Going from Blue Print to Brick and Mortar – Architect On the Job

Why as an architect you should have abstraction and ability to get to the fine details ?StrategicToExectution

All the frameworks invariably touch upon the need for an architect to go from high level strategy to execution. How seamlessly you move from one to an other determines your maturity as an architect.

It is always better to keep a separate rack for storing your office or household items. Separation of concerns as it is referred to in architecture ensures that each layer in the architecture owns up what it is meant to and works towards making it happen.

As you grow up as an architect you need the ability to see the forest from the trees. You need to understand the details involved in lets say moving a data center in the cloud at a very high level where you see only the building blocks and also down below where you can get to see the nitty gritties of the solution. The high level solution may include a large number of building blocks and how the blocks themselves are composed of make up the details.

It all starts with a context in which you want to solve the problem.

1. Contextual Vision of where you want to go.

This the domain or the context in which your problem exists or manifests and you want to solve it. Mostly it is the 20,000 foot level.

Let’s say you are designing a social network. The high level mission statement is connecting people.

2. Conceptual level : This level of detail is more detailed than the earlier one where now you are moving one level below. The context is set and now the concepts get hashed out as to what aspects of the context you need to flesh out the details.
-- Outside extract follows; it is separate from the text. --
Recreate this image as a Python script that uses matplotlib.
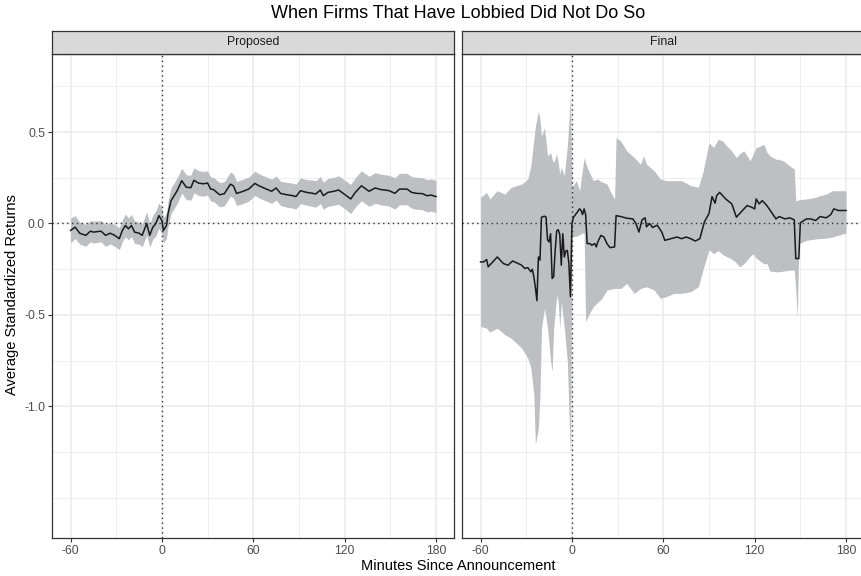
import numpy as np
import matplotlib
matplotlib.use("Agg")
import matplotlib.pyplot as plt

plt.rcParams['font.family'] = ['Liberation Sans', 'DejaVu Sans']

# ---- data ----
# Proposed rule: minute, mean standardized return, half-width of the band
prop_t = [-60, -57, -54, -50, -47, -45, -40, -37, -34, -31, -28, -26, -24, -22,
          -20, -18, -15, -13, -10, -8, -6, -4, -2, 0, 1, 3, 4, 6, 10, 13,
          16, 19, 21, 24, 27, 30, 32, 34, 36, 38, 41, 45, 47, 49, 53, 57,
          61, 64, 67, 72, 75, 78, 82, 86, 88, 91, 95, 99, 101, 104, 106, 109,
          113, 116, 119, 124, 127, 131, 136, 140, 144, 149, 153, 156, 161, 164,
          167, 171, 174, 177, 180]
prop_mean = [-0.038, -0.020, -0.053, -0.065, -0.042, -0.047, -0.042, -0.065, -0.053,
             -0.065, -0.083, -0.038, -0.011, -0.029, -0.011, -0.047, -0.053, -0.065,
             0.000, -0.065, -0.020, 0.000, 0.043, 0.016, -0.038, -0.011, 0.053,
             0.125, 0.179, 0.234, 0.198, 0.196, 0.236, 0.221, 0.217, 0.221, 0.188,
             0.185, 0.170, 0.157, 0.163, 0.215, 0.205, 0.164, 0.175, 0.188, 0.219,
             0.205, 0.194, 0.176, 0.194, 0.164, 0.157, 0.152, 0.147, 0.179, 0.170,
             0.165, 0.161, 0.183, 0.152, 0.170, 0.176, 0.183, 0.165, 0.134, 0.170,
             0.206, 0.176, 0.194, 0.185, 0.180, 0.165, 0.188, 0.188, 0.170, 0.165,
             0.163, 0.152, 0.155, 0.147]
prop_hw = [0.068, 0.062, 0.060, 0.060, 0.058, 0.060, 0.058, 0.060, 0.058,
           0.060, 0.060, 0.060, 0.062, 0.060, 0.060, 0.062, 0.060, 0.062,
           0.064, 0.064, 0.066, 0.068, 0.070, 0.070, 0.070, 0.070, 0.070,
           0.070, 0.070, 0.068, 0.068, 0.068, 0.068, 0.068, 0.068, 0.066, 0.066,
           0.066, 0.066, 0.066, 0.066, 0.066, 0.066, 0.066, 0.066, 0.066, 0.066,
           0.066, 0.066, 0.066, 0.066, 0.066, 0.068, 0.068, 0.068, 0.070, 0.070,
           0.072, 0.072, 0.074, 0.074, 0.076, 0.076, 0.078, 0.078, 0.080, 0.080,
           0.082, 0.082, 0.084, 0.084, 0.084, 0.086, 0.086, 0.086, 0.086, 0.088,
           0.088, 0.088, 0.088, 0.088]

# Final rule: mean line
final_t = [-60, -58, -56, -55, -52, -49, -45, -42, -39, -36, -33, -31, -29, -27,
           -26, -25, -24, -23, -22, -21, -20, -18, -17, -16, -15, -14, -13, -12,
           -11, -10, -9, -8, -7, -6, -5, -4, -3, -2, -1, 0, 1, 3, 5, 6, 7, 8, 9,
           10, 12, 13, 15, 16, 17, 19, 21, 23, 25, 28, 29, 32, 36, 40, 42, 44,
           46, 48, 49, 51, 53, 56, 59, 61, 65, 69, 72, 75, 78, 81, 84, 87, 90,
           92, 94, 95, 97, 99, 101, 105, 108, 111, 115, 118, 120, 121, 123, 125,
           128, 131, 134, 136, 140, 143, 146, 147, 149, 150, 154, 157, 160, 163,
           167, 170, 172, 175, 180]
final_mean = [-0.210, -0.210, -0.197, -0.237, -0.210, -0.183, -0.219, -0.228, -0.205,
              -0.216, -0.228, -0.246, -0.241, -0.264, -0.250, -0.292, -0.350, -0.422,
              -0.183, -0.200, 0.034, 0.040, 0.035, -0.090, -0.101, -0.056, -0.301,
              -0.290, -0.147, -0.040, -0.034, -0.060, -0.228, -0.056, -0.183, -0.150,
              -0.147, -0.219, -0.400, 0.000, 0.034, 0.056, 0.080, 0.071, 0.049, 0.080,
              0.049, -0.110, -0.110, -0.119, -0.110, -0.128, -0.101, -0.065, -0.074,
              -0.110, -0.132, -0.128, 0.043, 0.038, 0.029, 0.025, 0.000, -0.047, 0.020,
              0.031, -0.018, 0.000, -0.022, -0.009, -0.047, -0.092, -0.083, -0.074,
              -0.083, -0.074, -0.083, -0.096, -0.083, 0.009, 0.054, 0.147, 0.111, 0.152,
              0.170, 0.152, 0.134, 0.107, 0.034, 0.062, 0.098, 0.089, 0.080, 0.134,
              0.107, 0.125, 0.098, 0.062, 0.025, 0.038, 0.025, 0.031, 0.020, -0.192,
              -0.192, 0.004, 0.025, 0.025, 0.016, 0.038, 0.031, 0.049, 0.080, 0.071,
              0.071]

# Final rule: confidence band
band_t = [-60, -56, -54, -49, -44, -40, -33, -29, -27, -25, -24, -22, -21, -20, -18,
          -16, -14, -13, -12, -10, -9, -8, -7, -5, -3, -1, 0, 3, 5, 8, 9, 11, 14,
          17, 19, 23, 25, 28, 29, 32, 36, 41, 45, 47, 49, 54, 58, 62, 67, 72, 78,
          83, 86, 90, 93, 96, 99, 102, 104, 108, 110, 113, 117, 119, 121, 123,
          126, 128, 130, 134, 136, 139, 143, 146, 147, 148, 149, 154, 160, 162,
          167, 171, 180]
band_lo = [-0.563, -0.572, -0.594, -0.572, -0.609, -0.627, -0.681, -0.736, -0.790,
           -0.935, -1.207, -1.116, -0.935, -0.572, -0.464, -0.572, -0.754, -0.808,
           -0.572, -0.391, -0.428, -0.572, -0.428, -0.572, -0.754, -1.279, -0.070,
           -0.070, -0.060, -0.050, -0.536, -0.500, -0.455, -0.430, -0.418, -0.364,
           -0.360, -0.355, -0.355, -0.355, -0.328, -0.382, -0.355, -0.350, -0.346,
           -0.364, -0.409, -0.400, -0.382, -0.382, -0.373, -0.346, -0.255, -0.143,
           -0.165, -0.147, -0.170, -0.183, -0.190, -0.215, -0.237, -0.219, -0.180,
           -0.165, -0.190, -0.201, -0.220, -0.219, -0.260, -0.264, -0.264, -0.260,
           -0.255, -0.255, -0.364, -0.509, -0.110, -0.092, -0.085, -0.083, -0.080,
           -0.074, -0.052]
band_hi = [0.143, 0.170, 0.134, 0.179, 0.161, 0.197, 0.216, 0.243, 0.315, 0.460,
           0.533, 0.614, 0.569, 0.478, 0.524, 0.369, 0.388, 0.351, 0.333, 0.379,
           0.333, 0.270, 0.306, 0.261, 0.424, 0.696, 0.200, 0.234, 0.179, 0.360,
           0.330, 0.288, 0.234, 0.243, 0.230, 0.216, 0.179, 0.134, 0.469, 0.451,
           0.397, 0.360, 0.324, 0.370, 0.324, 0.288, 0.243, 0.234, 0.234, 0.234,
           0.207, 0.198, 0.279, 0.442, 0.415, 0.460, 0.451, 0.420, 0.406, 0.360,
           0.380, 0.397, 0.342, 0.380, 0.415, 0.420, 0.433, 0.390, 0.370, 0.351,
           0.350, 0.342, 0.315, 0.297, 0.125, 0.125, 0.130, 0.134, 0.143, 0.150,
           0.161, 0.179, 0.179]

panels = ["Proposed", "Final"]
x_breaks = [-60, 0, 60, 120, 180]
y_breaks = [-1.0, -0.5, 0.0, 0.5]
y_labels = ["-1.0", "-0.5", "0.0", "0.5"]

# ---- figure ----
W, H = 861, 576
fig = plt.figure(figsize=(W / 100, H / 100), dpi=100)

border = '#333333'
ribbon = '#BEBFC3'
panel_w = 402 / W
panel_b = 1 - 538 / H
panel_h = (538 - 53.7) / H
strip_b = 1 - 53.7 / H
strip_h = (53.7 - 31) / H
lefts = [52.3 / W, 462.3 / W]

p = np.array(prop_mean)
hw = np.array(prop_hw)
series = [
    (prop_t, prop_mean, prop_t, p - hw, p + hw),
    (final_t, final_mean, band_t, band_lo, band_hi),
]

for i, (name, (t, m, bt, lo, hi)) in enumerate(zip(panels, series)):
    ax = fig.add_axes([lefts[i], panel_b, panel_w, panel_h])
    ax.set_xlim(-72, 192)
    ax.set_ylim(-1.719, 0.928)

    # grid (major + minor)
    for v in [-30, 30, 90, 150]:
        ax.axvline(v, color='#EBEBEB', lw=0.6, zorder=0)
    for v in [-1.5, -1.25, -0.75, -0.25, 0.25, 0.75]:
        ax.axhline(v, color='#EBEBEB', lw=0.6, zorder=0)
    for v in x_breaks:
        ax.axvline(v, color='#EBEBEB', lw=1.1, zorder=0)
    for v in y_breaks:
        ax.axhline(v, color='#EBEBEB', lw=1.1, zorder=0)

    ax.fill_between(bt, lo, hi, color=ribbon, lw=0, zorder=1)
    ax.axhline(0, color='#333333', lw=1.0, ls=(0, (1, 2.5)), zorder=2)
    ax.axvline(0, color='#333333', lw=1.0, ls=(0, (1, 2.5)), zorder=2)
    ax.plot(t, m, color='#1A1A1A', lw=1.1, zorder=3)

    ax.set_xticks(x_breaks)
    ax.set_xticklabels([str(v) for v in x_breaks])
    ax.set_yticks(y_breaks)
    if i == 0:
        ax.set_yticklabels(y_labels)
    else:
        ax.set_yticklabels([])
    ax.tick_params(axis='both', colors=border, labelcolor='#4D4D4D',
                   labelsize=8.8, length=3.2, width=0.8, pad=2)
    if i == 1:
        ax.tick_params(axis='y', length=0)
    for s in ax.spines.values():
        s.set_color(border)
        s.set_linewidth(0.9)

    sx = fig.add_axes([lefts[i], strip_b, panel_w, strip_h])
    sx.set_facecolor('#D9D9D9')
    sx.set_xticks([])
    sx.set_yticks([])
    for s in sx.spines.values():
        s.set_color(border)
        s.set_linewidth(0.9)
    sx.text(0.5, 0.5, name, ha='center', va='center', fontsize=8.8,
            color='#1A1A1A', transform=sx.transAxes)

fig.text(458 / W, 1 - 14 / H, "When Firms That Have Lobbied Did Not Do So",
         ha='center', va='center', fontsize=13, color='black')
fig.text(458 / W, 1 - 566 / H, "Minutes Since Announcement",
         ha='center', va='center', fontsize=10.5, color='black')
fig.text(12 / W, 1 - 295 / H, "Average Standardized Returns",
         ha='center', va='center', rotation=90, fontsize=10.5, color='black')

fig.savefig("out.png", dpi=100)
Having defined the need for people to connect lets say over social media is out high level goal. What aspects of them same do you want to take it to the next level of details which will include how they will interact , what privileges do they share among each other and what kind of business process or data interchange happens between them and so on. Once these details are etched out , it becomes clear as to what building blocks are required to make this happen.

3. Logical ( Group them under a bucket/functionality etc)

Now the the problem having been defined at the conceptual level we need to see how to arrange them at a logical level. This generally would mean how to organize the pieces such that they are devoid of the underlying intricacies, technology stack that they run on. This also assumes that it excludes the implementation details as long as the blocks can be grouped into logical blocks for which a particular functionality be assigned or grouped.

4. Physical ( Leave it to Implementation)

This is generally the layer below the logical layer where you can decide to have a logically grouped solution being implemented using any of the technology choices on the table or leave it to implementation. Here if the logical solution has grouped the architecture into entities based on functionality , at the physical layer they could be implemented on a java stack or C# stack or ROR stack. The ability to abstract the high level details from the implementation is a key asset for an architect. One thought process is as long as the database interfaces are logically well defined. It would not matter which underlying database adapter (MySQL,Oracle,MS SQL etc) fulfills the needs for achieving the same. This helps the architect to help think of the solution independently without being constrained by one single solution.